● **DIRECTIVE**
Only the lines from the start of the data to the line containing "XAxis, YAxis, ReferenceArea", both included, should be output, exactly and without pictures.

● **Entries with chart source code**
┏━━
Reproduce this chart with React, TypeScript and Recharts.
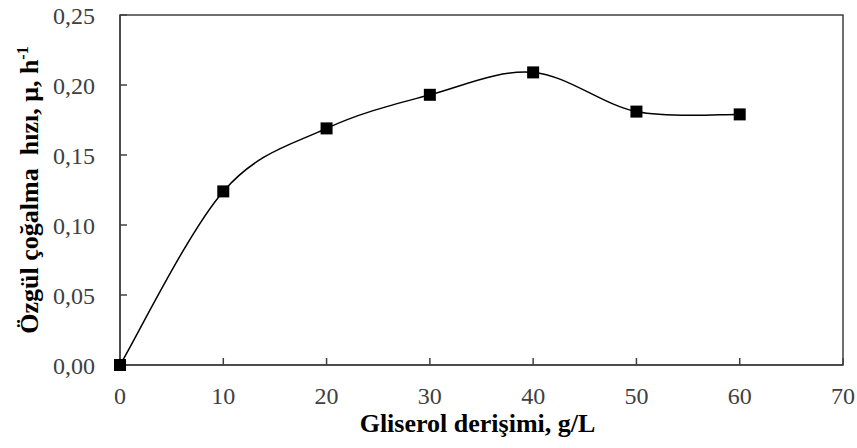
import { LineChart, Line, XAxis, YAxis, ReferenceArea } from 'recharts'

const glycerol = [0, 10, 20, 30, 40, 50, 60]
const growthRate = [0, 0.124, 0.169, 0.193, 0.209, 0.181, 0.179]
const xTicks = [0, 10, 20, 30, 40, 50, 60, 70]
const yTicks = [0, 0.05, 0.1, 0.15, 0.2, 0.25]

const data = glycerol.map((g, i) => ({ g, mu: growthRate[i] }))

const serif = '"Liberation Serif", "Times New Roman", serif'
const axisColor = '#404040'

// Excel-like smoothed line (Catmull-Rom through the points)
const excelSmooth = (context: any) => {
  let pts: number[][] = []
  return {
    areaStart() {},
    areaEnd() {},
    lineStart() {
      pts = []
    },
    point(x: number, y: number) {
      pts.push([+x, +y])
    },
    lineEnd() {
      if (!pts.length) return
      context.moveTo(pts[0][0], pts[0][1])
      for (let i = 0; i < pts.length - 1; i++) {
        const p0 = pts[Math.max(i - 1, 0)]
        const p1 = pts[i]
        const p2 = pts[i + 1]
        const p3 = pts[Math.min(i + 2, pts.length - 1)]
        context.bezierCurveTo(
          p1[0] + (p2[0] - p0[0]) / 6,
          p1[1] + (p2[1] - p0[1]) / 6,
          p2[0] - (p3[0] - p1[0]) / 6,
          p2[1] - (p3[1] - p1[1]) / 6,
          p2[0],
          p2[1]
        )
      }
    },
  }
}

const SquareDot = (props: any) => {
  const { cx, cy, index } = props
  return <rect key={`sq-${index}`} x={cx - 6} y={cy - 6} width={12} height={12} fill="#000" />
}

const YTitle = (props: any) => {
  const vb = props.viewBox || { y: 15, height: 350 }
  const cy = vb.y + vb.height / 2
  return (
    <text
      x={38}
      y={cy}
      transform={`rotate(-90, 38, ${cy})`}
      textAnchor="middle"
      fontFamily={serif}
      fontWeight="bold"
      fontSize={26}
      fill="#000"
      style={{ whiteSpace: 'pre' }}
    >
      {'Özgül çoğalma  hızı, μ, h'}
      <tspan dy={-10} fontSize={16}>-1</tspan>
    </text>
  )
}

const XTitle = (props: any) => {
  const vb = props.viewBox || { x: 120, width: 723 }
  return (
    <text
      x={vb.x + vb.width / 2 - 4}
      y={432}
      textAnchor="middle"
      fontFamily={serif}
      fontWeight="bold"
      fontSize={26}
      fill="#000"
    >
      Gliserol derişimi, g/L
    </text>
  )
}

export default function App() {
  return (
    <div style={{ position: 'absolute', left: 0, top: 0, background: '#fff' }}>
      <LineChart width={857} height={448} data={data} margin={{ top: 15, right: 14, bottom: 0, left: 0 }}>
        <ReferenceArea x1={0} x2={70} y1={0} y2={0.25} fill="none" stroke={axisColor} strokeWidth={1.5} />
        <XAxis
          dataKey="g"
          type="number"
          domain={[0, 70]}
          ticks={xTicks}
          height={83}
          tickSize={-7}
          tickMargin={29}
          stroke={axisColor}
          strokeWidth={1.5}
          tick={{ fill: axisColor, fontSize: 24, fontFamily: serif }}
          label={<XTitle />}
        />
        <YAxis
          type="number"
          domain={[0, 0.25]}
          ticks={yTicks}
          width={120}
          tickSize={-7}
          tickMargin={32}
          stroke={axisColor}
          strokeWidth={1.5}
          tick={{ fill: axisColor, fontSize: 24, fontFamily: serif }}
          tickFormatter={(v: number) => v.toFixed(2).replace('.', ',')}
          label={<YTitle />}
        />
        <Line
          dataKey="mu"
          type={excelSmooth as any}
          stroke="#000"
          strokeWidth={1.5}
          dot={SquareDot}
          activeDot={false}
          isAnimationActive={false}
        />
      </LineChart>
    </div>
  )
}
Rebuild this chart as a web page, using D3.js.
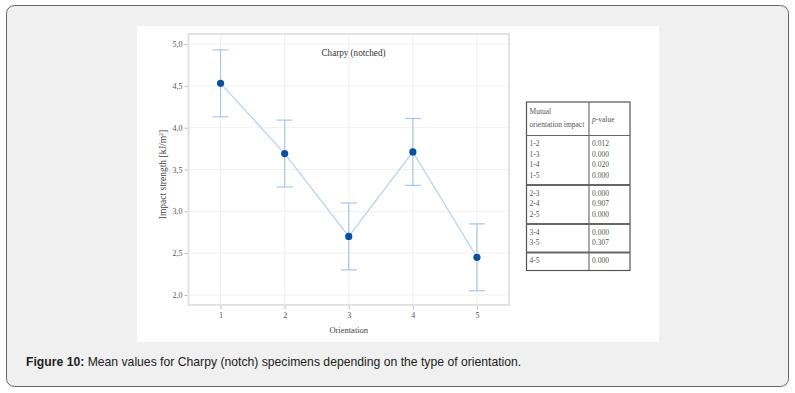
<!DOCTYPE html>
<html>
<head>
<meta charset="utf-8">
<script src="https://cdn.jsdelivr.net/npm/d3@7"></script>
<style>
  body { margin: 0; background: #fff; }
  svg { display: block; }
</style>
</head>
<body>
<svg class="svg"></svg>
<script>
// data
const orientations = [1, 2, 3, 4, 5];
const means = [4.53, 3.69, 2.70, 3.71, 2.45];
const upper = [4.93, 4.09, 3.10, 4.11, 2.85];
const lower = [4.13, 3.29, 2.30, 3.31, 2.05];
const yTicks = [2.0, 2.5, 3.0, 3.5, 4.0, 4.5, 5.0];

const pairGroups = [
  ["1-2", "1-3", "1-4", "1-5"],
  ["2-3", "2-4", "2-5"],
  ["3-4", "3-5"],
  ["4-5"]
];
const pValues = [
  ["0.012", "0.000", "0.020", "0.000"],
  ["0.000", "0.907", "0.000"],
  ["0.000", "0.307"],
  ["0.000"]
];

const W = 795, H = 393;
const serif = "'Liberation Serif', 'DejaVu Serif', serif";

const svg = d3.select(".svg").attr("width", W).attr("height", H);

// outer panel + white figure area
svg.append("rect")
  .attr("x", 6.5).attr("y", 5.5)
  .attr("width", 782).attr("height", 381)
  .attr("rx", 8)
  .attr("fill", "#f0f0f0")
  .attr("stroke", "#666");

svg.append("rect")
  .attr("x", 137).attr("y", 26)
  .attr("width", 522).attr("height", 316)
  .attr("fill", "#fff");

// chart
const frame = { left: 188.5, right: 509, top: 34, bottom: 305 };

const x = d3.scaleLinear().domain([0.5, 5.5]).range([frame.left, frame.right]);
const y = d3.scaleLinear().domain([1.88, 5.12]).range([frame.bottom, frame.top]);

const g = svg.append("g");

// grid
g.selectAll("line.hgrid")
  .data(yTicks)
  .join("line")
  .attr("class", "hgrid")
  .attr("x1", frame.left).attr("x2", frame.right)
  .attr("y1", d => y(d)).attr("y2", d => y(d))
  .attr("stroke", "#f0f0f0");

g.selectAll("line.vgrid")
  .data(orientations)
  .join("line")
  .attr("class", "vgrid")
  .attr("x1", d => x(d)).attr("x2", d => x(d))
  .attr("y1", frame.top).attr("y2", frame.bottom)
  .attr("stroke", "#f0f0f0");

// frame
g.append("rect")
  .attr("x", frame.left).attr("y", frame.top)
  .attr("width", frame.right - frame.left)
  .attr("height", frame.bottom - frame.top)
  .attr("fill", "none")
  .attr("stroke", "#e2e2e2")
  .attr("stroke-width", 2);

// axes
const yAxis = d3.axisLeft(y)
  .tickValues(yTicks)
  .tickSize(3)
  .tickPadding(2)
  .tickFormat(d => d3.format(".1f")(d).replace(".", ","));

const xAxis = d3.axisBottom(x)
  .tickValues(orientations)
  .tickSize(3)
  .tickPadding(3)
  .tickFormat(d3.format("d"));

g.append("g")
  .attr("transform", `translate(${frame.left - 1},0)`)
  .call(yAxis)
  .call(a => a.select(".domain").remove())
  .call(a => a.selectAll("line").attr("stroke", "#bbb"))
  .call(a => a.selectAll("text").attr("font-family", serif).attr("font-size", 8).attr("fill", "#555"));

g.append("g")
  .attr("transform", `translate(0,${frame.bottom + 1})`)
  .call(xAxis)
  .call(a => a.select(".domain").remove())
  .call(a => a.selectAll("line").attr("stroke", "#bbb"))
  .call(a => a.selectAll("text").attr("font-family", serif).attr("font-size", 8).attr("fill", "#555"));

// labels
g.append("text")
  .attr("x", (frame.left + frame.right) / 2)
  .attr("y", 333)
  .attr("text-anchor", "middle")
  .attr("font-family", serif).attr("font-size", 8.5).attr("fill", "#444")
  .text("Orientation");

g.append("text")
  .attr("transform", `translate(166,${(frame.top + frame.bottom) / 2 + 5}) rotate(-90)`)
  .attr("text-anchor", "middle")
  .attr("font-family", serif).attr("font-size", 9.5).attr("fill", "#444")
  .html("Impact strength [kJ/m<tspan dy='-3' font-size='6'>2</tspan><tspan dy='3'>]</tspan>");

g.append("text")
  .attr("x", 353.5).attr("y", 56)
  .attr("text-anchor", "middle")
  .attr("font-family", serif).attr("font-size", 10.5).attr("fill", "#333")
  .attr("textLength", 64).attr("lengthAdjust", "spacingAndGlyphs")
  .text("Charpy (notched)");

// data
const rows = orientations.map((o, i) => ({ o, mean: means[i], hi: upper[i], lo: lower[i] }));
const barColor = "#a8c6ea";

g.selectAll("line.err")
  .data(rows)
  .join("line")
  .attr("class", "err")
  .attr("x1", d => x(d.o)).attr("x2", d => x(d.o))
  .attr("y1", d => y(d.hi)).attr("y2", d => y(d.lo))
  .attr("stroke", barColor).attr("stroke-width", 1.2);

["hi", "lo"].forEach(k => {
  g.selectAll(`line.cap-${k}`)
    .data(rows)
    .join("line")
    .attr("class", `cap-${k}`)
    .attr("x1", d => x(d.o) - 8).attr("x2", d => x(d.o) + 8)
    .attr("y1", d => y(d[k])).attr("y2", d => y(d[k]))
    .attr("stroke", barColor).attr("stroke-width", 1.2);
});

g.append("path")
  .datum(rows)
  .attr("fill", "none")
  .attr("stroke", "#b8d2ef")
  .attr("stroke-width", 1.2)
  .attr("d", d3.line().x(d => x(d.o)).y(d => y(d.mean)));

g.selectAll("circle.pt")
  .data(rows)
  .join("circle")
  .attr("class", "pt")
  .attr("cx", d => x(d.o)).attr("cy", d => y(d.mean))
  .attr("r", 3.6)
  .attr("fill", "#0b4fa0");

// p-value table
const tbl = { left: 526.5, mid: 589, right: 630, top: 102, headBottom: 135.5, rowH: 10.5, pad: 7.5 };
const tg = svg.append("g");
const txtStyle = sel => sel.attr("font-family", serif).attr("font-size", 7.5).attr("fill", "#555");

tg.append("text").attr("x", tbl.left + 3).attr("y", 114).call(txtStyle).text("Mutual");
tg.append("text").attr("x", tbl.left + 3).attr("y", 126.5).call(txtStyle).text("orientation impact");
tg.append("text").attr("x", tbl.mid + 3).attr("y", 121.5).call(txtStyle)
  .html("<tspan font-style='italic'>p</tspan>-value");

let yCur = tbl.headBottom;
const seps = [];
pairGroups.forEach((grp, gi) => {
  const start = yCur;
  grp.forEach((pair, ri) => {
    const ty = start + tbl.pad / 2 + 7 + ri * tbl.rowH;
    tg.append("text").attr("x", tbl.left + 3).attr("y", ty).call(txtStyle).text(pair);
    tg.append("text").attr("x", tbl.mid + 3).attr("y", ty).call(txtStyle).text(pValues[gi][ri]);
  });
  yCur = start + grp.length * tbl.rowH + tbl.pad;
  seps.push(yCur);
});

const tblBottom = seps[seps.length - 1];
tg.append("rect")
  .attr("x", tbl.left).attr("y", tbl.top)
  .attr("width", tbl.right - tbl.left).attr("height", tblBottom - tbl.top)
  .attr("fill", "none").attr("stroke", "#555").attr("stroke-width", 1.2);

tg.append("line")
  .attr("x1", tbl.mid).attr("x2", tbl.mid)
  .attr("y1", tbl.top).attr("y2", tblBottom)
  .attr("stroke", "#555").attr("stroke-width", 1);

tg.selectAll("line.sep")
  .data([tbl.headBottom, ...seps.slice(0, -1)])
  .join("line")
  .attr("class", "sep")
  .attr("x1", tbl.left).attr("x2", tbl.right)
  .attr("y1", d => d).attr("y2", d => d)
  .attr("stroke", "#666").attr("stroke-width", (d, i) => i === 0 ? 1 : 2);

// caption
const cap = svg.append("text")
  .attr("x", 26).attr("y", 366)
  .attr("font-family", "'Liberation Sans', Arial, sans-serif")
  .attr("font-size", 12.2).attr("fill", "#222");
cap.append("tspan").attr("font-weight", "bold").text("Figure 10:");
cap.append("tspan").text(" Mean values for Charpy (notch) specimens depending on the type of orientation.");
</script>
</body>
</html>
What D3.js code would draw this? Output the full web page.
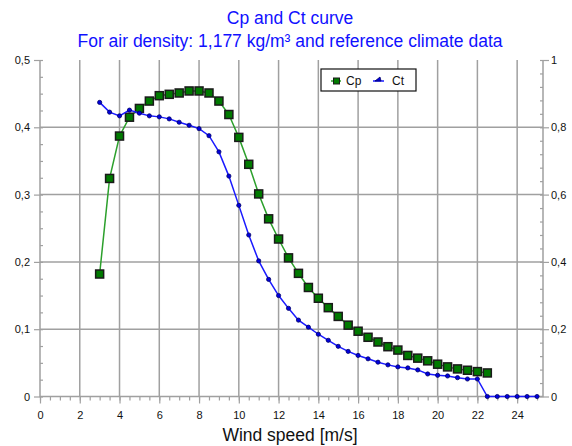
┗━━
● **COMPLETE RESPONSE**
Reproduce this chart with React, TypeScript and Recharts.
import { LineChart, Line, XAxis, YAxis, ReferenceArea } from 'recharts'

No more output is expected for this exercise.